_DESCRIPTION OF THE TASK_. Look through the data below and output, unchanged, every line from the one holding "Give me the matplotlib source for this chart." through the one holding "plt.rcParams['font.family'] = ['Liberation", inclusive. Skip the pictures.

_INPUT RECORDS_.
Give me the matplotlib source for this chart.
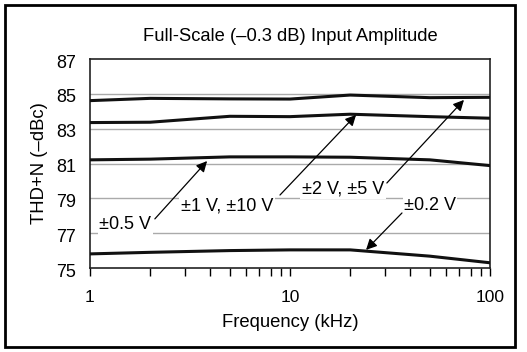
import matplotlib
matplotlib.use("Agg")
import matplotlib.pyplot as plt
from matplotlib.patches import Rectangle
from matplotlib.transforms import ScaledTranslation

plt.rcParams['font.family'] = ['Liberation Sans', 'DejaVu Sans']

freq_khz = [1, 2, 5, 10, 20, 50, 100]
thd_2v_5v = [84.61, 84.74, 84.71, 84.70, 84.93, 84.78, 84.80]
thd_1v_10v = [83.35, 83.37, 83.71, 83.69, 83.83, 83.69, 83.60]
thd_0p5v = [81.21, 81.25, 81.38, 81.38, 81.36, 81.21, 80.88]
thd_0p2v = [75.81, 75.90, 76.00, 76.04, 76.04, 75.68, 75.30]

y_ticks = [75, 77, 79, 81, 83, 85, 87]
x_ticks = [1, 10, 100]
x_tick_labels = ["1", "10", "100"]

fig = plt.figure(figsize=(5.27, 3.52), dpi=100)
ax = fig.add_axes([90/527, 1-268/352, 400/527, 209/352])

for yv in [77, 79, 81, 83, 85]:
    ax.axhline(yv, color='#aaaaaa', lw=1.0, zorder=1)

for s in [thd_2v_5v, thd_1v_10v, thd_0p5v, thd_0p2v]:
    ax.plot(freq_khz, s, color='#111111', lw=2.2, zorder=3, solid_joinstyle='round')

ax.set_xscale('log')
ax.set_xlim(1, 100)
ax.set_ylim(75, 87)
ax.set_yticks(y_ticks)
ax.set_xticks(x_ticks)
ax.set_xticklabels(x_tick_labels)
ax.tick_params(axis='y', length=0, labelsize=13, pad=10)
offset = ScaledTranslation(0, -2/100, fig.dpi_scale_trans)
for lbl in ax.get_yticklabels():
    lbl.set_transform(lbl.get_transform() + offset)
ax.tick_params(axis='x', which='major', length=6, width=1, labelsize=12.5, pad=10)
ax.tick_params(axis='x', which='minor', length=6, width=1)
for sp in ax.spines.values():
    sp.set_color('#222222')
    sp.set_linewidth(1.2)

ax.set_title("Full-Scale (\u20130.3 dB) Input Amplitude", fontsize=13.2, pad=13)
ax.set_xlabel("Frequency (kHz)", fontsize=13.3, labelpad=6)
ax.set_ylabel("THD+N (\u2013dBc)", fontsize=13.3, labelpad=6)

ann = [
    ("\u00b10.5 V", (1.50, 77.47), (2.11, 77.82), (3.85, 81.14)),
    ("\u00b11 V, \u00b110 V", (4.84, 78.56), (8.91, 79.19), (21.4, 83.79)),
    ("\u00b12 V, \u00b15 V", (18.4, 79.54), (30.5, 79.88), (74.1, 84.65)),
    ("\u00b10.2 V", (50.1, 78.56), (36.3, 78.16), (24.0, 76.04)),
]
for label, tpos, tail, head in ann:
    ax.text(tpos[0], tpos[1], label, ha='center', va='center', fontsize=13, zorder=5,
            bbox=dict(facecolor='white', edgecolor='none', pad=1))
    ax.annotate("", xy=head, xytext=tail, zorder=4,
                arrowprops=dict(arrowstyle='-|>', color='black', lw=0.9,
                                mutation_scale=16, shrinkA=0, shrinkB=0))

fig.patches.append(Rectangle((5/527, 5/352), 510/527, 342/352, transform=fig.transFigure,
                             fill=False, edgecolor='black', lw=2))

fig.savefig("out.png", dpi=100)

...

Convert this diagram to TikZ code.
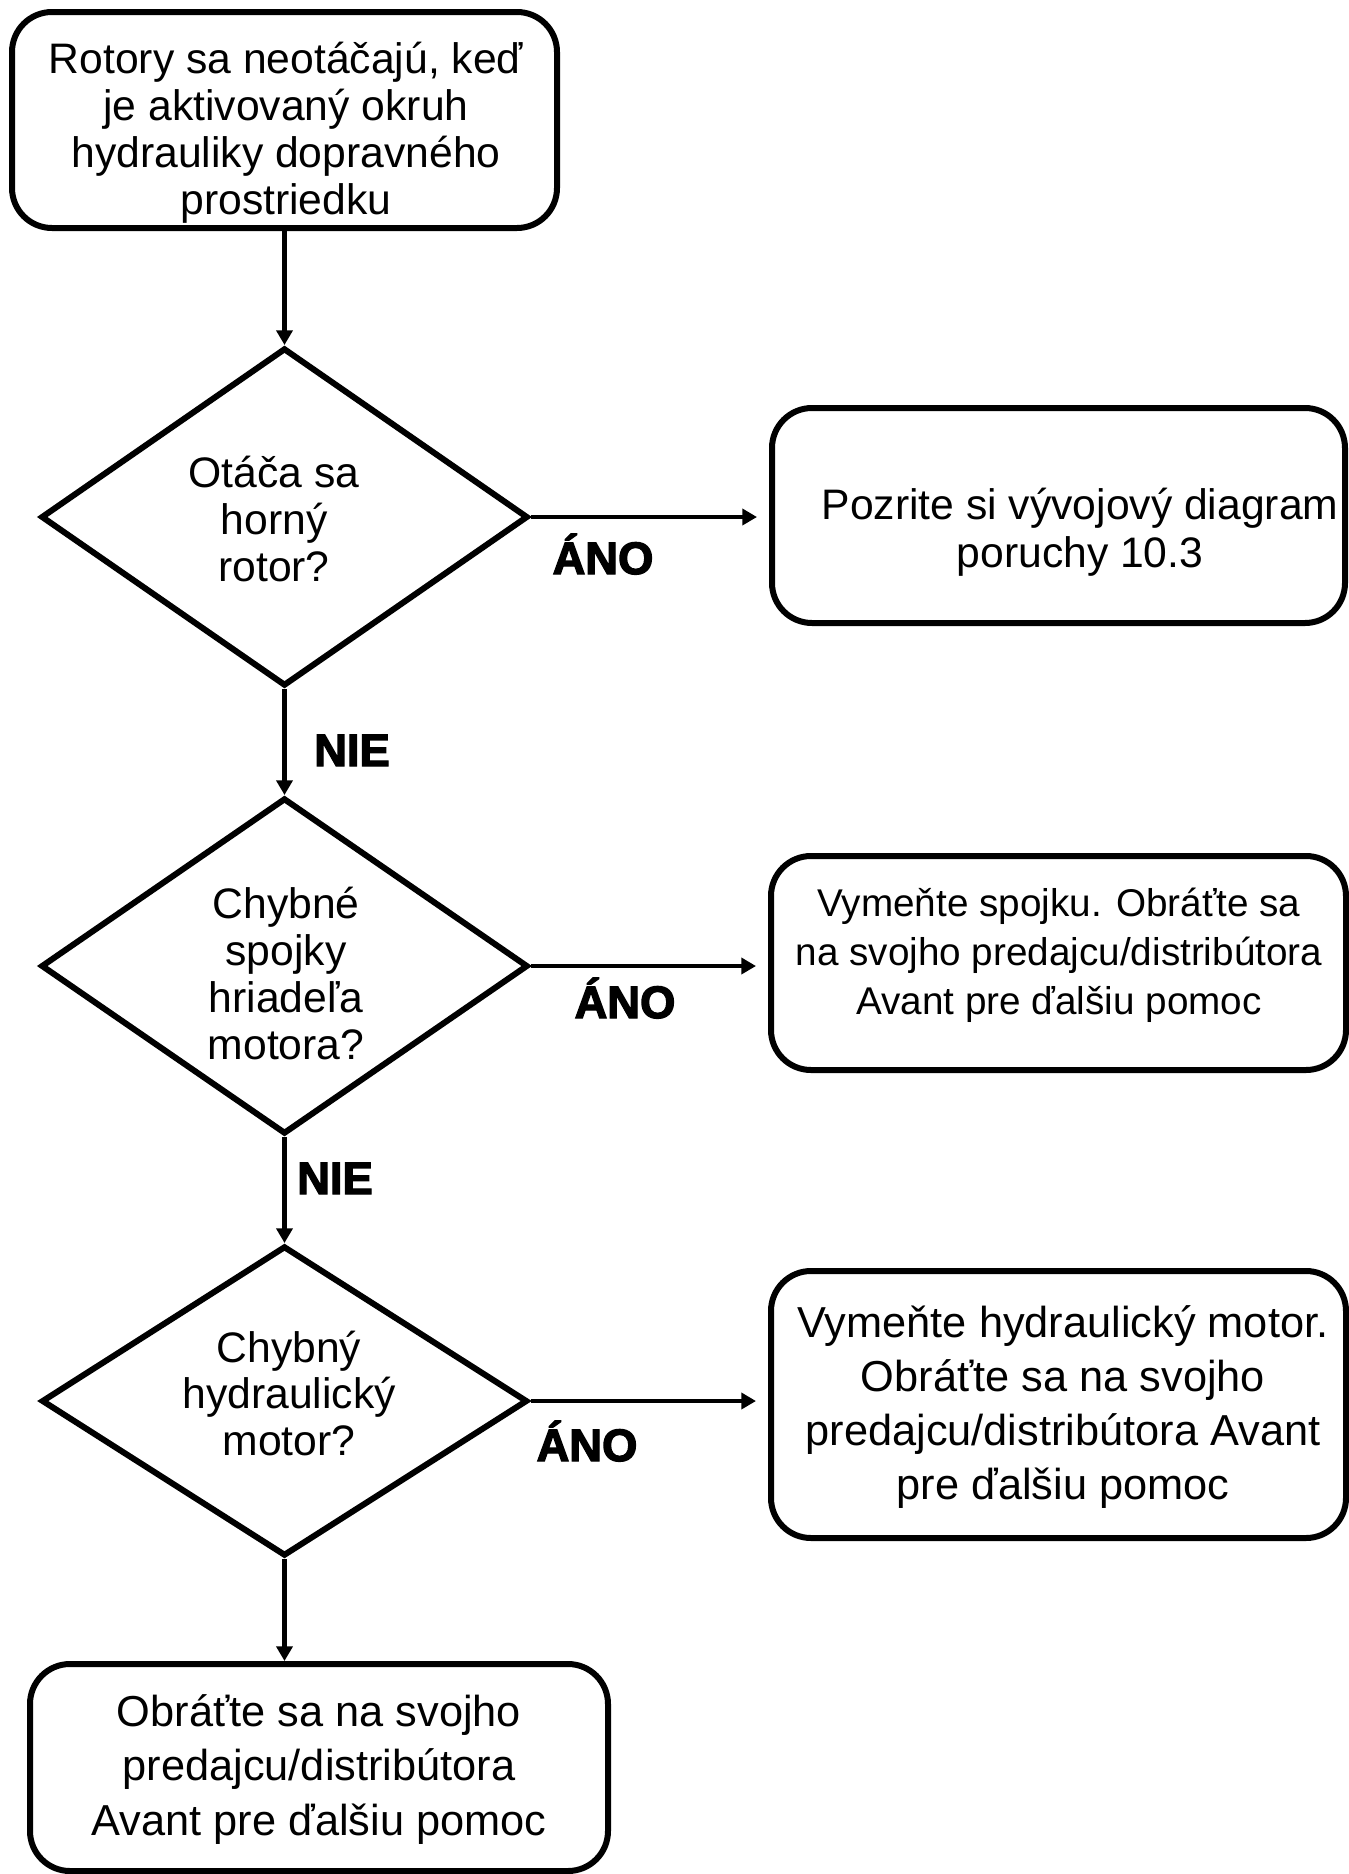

_WRITTEN ANSWER_.
Give me the matplotlib source for this chart.
import matplotlib
matplotlib.use("Agg")
import matplotlib.pyplot as plt
from matplotlib.patches import Rectangle
from matplotlib.transforms import ScaledTranslation

plt.rcParams['font.family'] = ['Liberation Sans', 'DejaVu Sans']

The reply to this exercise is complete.